I started making sure I was at church on Sunday and then CharlotteONE on Tuesday nights. The Lord began to speak to me again about my passion for people who can't find involvement. He stirs up my desires to see this generation and the ones to follow rise up and meet their savior. He makes me realize the need for Him in this city.

Now that I have a tiny miracle in my belly, a little gift that God is knitting together in my womb, I started recognizing the places I go, the people I'm with, the season I'm in, and the importance, yet temporariness of it all. I get so excited to know my baby is feeling the beats and music of God's people praising Him. I get overwhelmed that I am this child's shelter. I become more accountable knowing that what I do affects another. And that is why I can't forget my calling to lead others to Christ and a life of living holy.

I decided to re-start my girl's Bible study group and I joined a wives mentor group that happen to meet on the same night. This past thursday was the start for both of them, and I can't even begin to describe the purpose, the hope, the vision, the dedication the Lord restored to me, and in abundance!

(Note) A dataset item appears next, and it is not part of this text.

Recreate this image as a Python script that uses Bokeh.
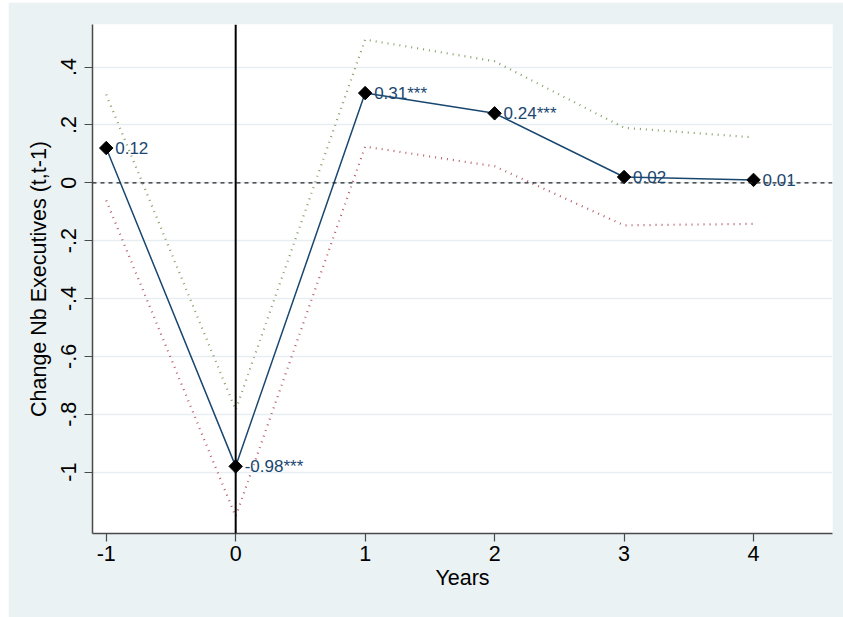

The ladies I met with were like a breath of God. The potential friendships, the deepness, the honestness, was incredible. HERE are the people that will listen. HERE are the people that will pour their heart out and allow the tears to flow. HERE are the people that KNOW God is in control, but yet are vulnerable enough to share their struggles. I found encouragement. I found peace. I found a challenge for my walk. I found a group of believers that would lay hands on my belly and PRAY for my baby. I found people that CARED.

Again I have the urge to bring that type of friendship, that type of growth, that type of encouragement to anyone who wants it. I encourage all of you to seek out a group of believers that can pour into your soul and others that you can pour out on.